Look at data from the FDA and the warning letters it has issued in the past couple of years and there are reasons to worry for Indian drug makers. Of the 19 warning letters issued by the office of manufacturing and product quality of the FDA in 2014, seven were issued to Indian companies and one to an India facility of a Canada-based company. Five letters were issued to those in China and one in Hong Kong. This means 37 per cent of the letters were issued to Indian companies. India and China combined accounted for 68 per cent of total letters issued by this office.
Even in 2013, when 21 letters were issued by this office, seven were to Indian companies (or 33 per cent) and this is excluding one to an India facility of a US company. Two of the seven letters were issued to Wockhardt. In comparison, no letter was issued to companies in China and only one was issued to a company in Hong Kong.
On the face of it, for a country that accounts for 40 per cent of the generic drug imports (by volume) of the US and has the second largest number of USFDA-approved plants outside the US - around 300 - a figure of around 30 per cent warning letters may not seem out of line. But then, the argument of big numbers cannot take away the need for Indian companies to introspect and set their house in order.

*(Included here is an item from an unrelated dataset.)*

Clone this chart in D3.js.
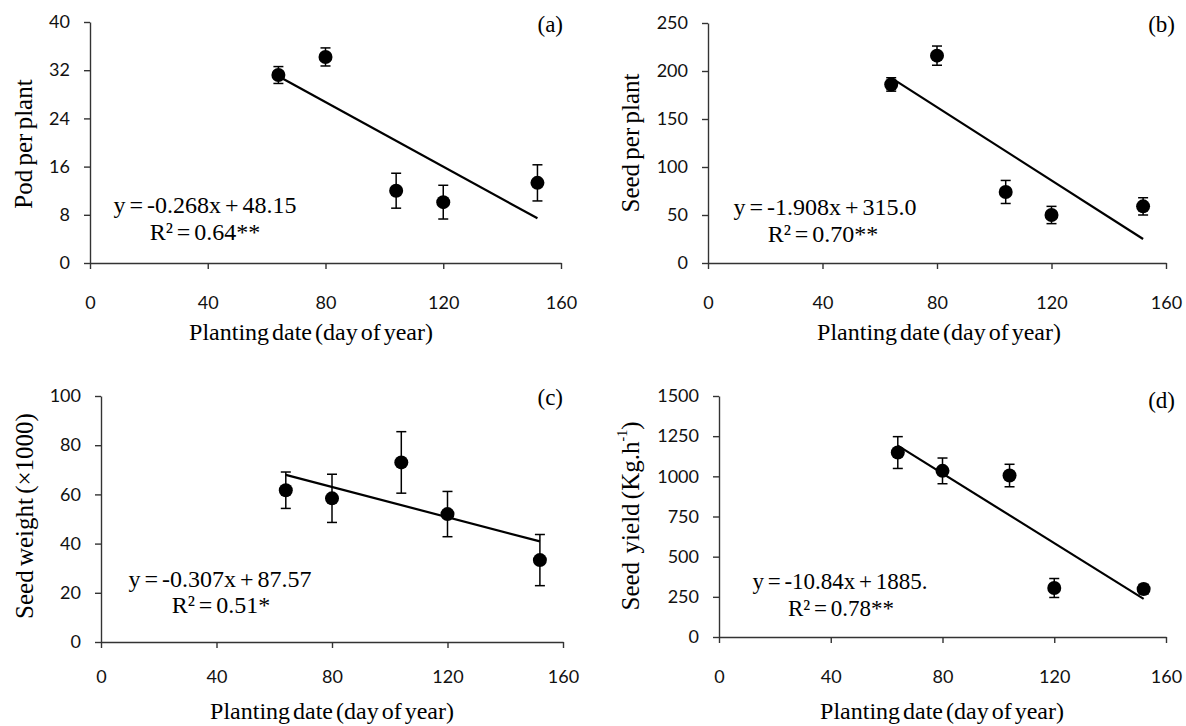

After all, the FDA had in 2012 indicated that it would conduct inspections outside the US with the same level of rigour as it does for companies within the US, where the inspections are conducted more often. It is also as if Indian companies did not expect the number of inspections to increase outside the US - by some industry estimates, there has been a four-fold increase in these inspections now as compared to before 2012.
There can be no substitute to getting more introspective and constantly looking at ways to upgrade systems and processes that leave no scope for the regulator to find fault with. Ask Sun Pharmaceutical Industries Founder and Managing Director Dilip Shanghvi, on what he thinks of the reports of Indian companies constantly getting warning letters, and he says "this is a journey and different companies will be at different stages of their journey for meeting compliance."
Yes, it is a journey and companies will learn but even without getting into the debate on numbers or into deep introspection, there are clearly areas where Indian companies need to just improve. For instance, they need to be more thorough and investigative of the root causes.
Consider one example, given here only to illustrate a point and not to make any observation on the company. The USFDA after a visit to the Mohali facility of Ranbaxy on September 26, 2012, made an inspection observation (called a 483 in industry lingo) relating to the deviations noticed at the plant.
"A black fiber embedded in a tablet... was likely either tape remnants on the nozzle head of the machine or a hair from an employee's arm that could be exposed on loading the machine. The firm did not conduct any analysis of the fiber to support these root causes. Further, a plan to evaluate whether the corrective actions of trimming the tape and implementing longer gloves for employees were effective was not established," it said.
That was 2012 and a lot has changed in the past two years. Indian companies can ill-afford this any more. Starting January 2015, the USFDA has set up a new office of pharmaceutical quality. Going by the FDA's statements, especially after the high-profile visit of its commissioner Margaret Hamburg to India last year, the office is meant to ensure high quality. More slip-ups by Indian companies will raise questions on their ability to adhere to FDA standards.
Sun Pharma's Shanghvi recently remarked that he has great respect for Indian entrepreneurs to learn rapidly. Let's hope they are listening.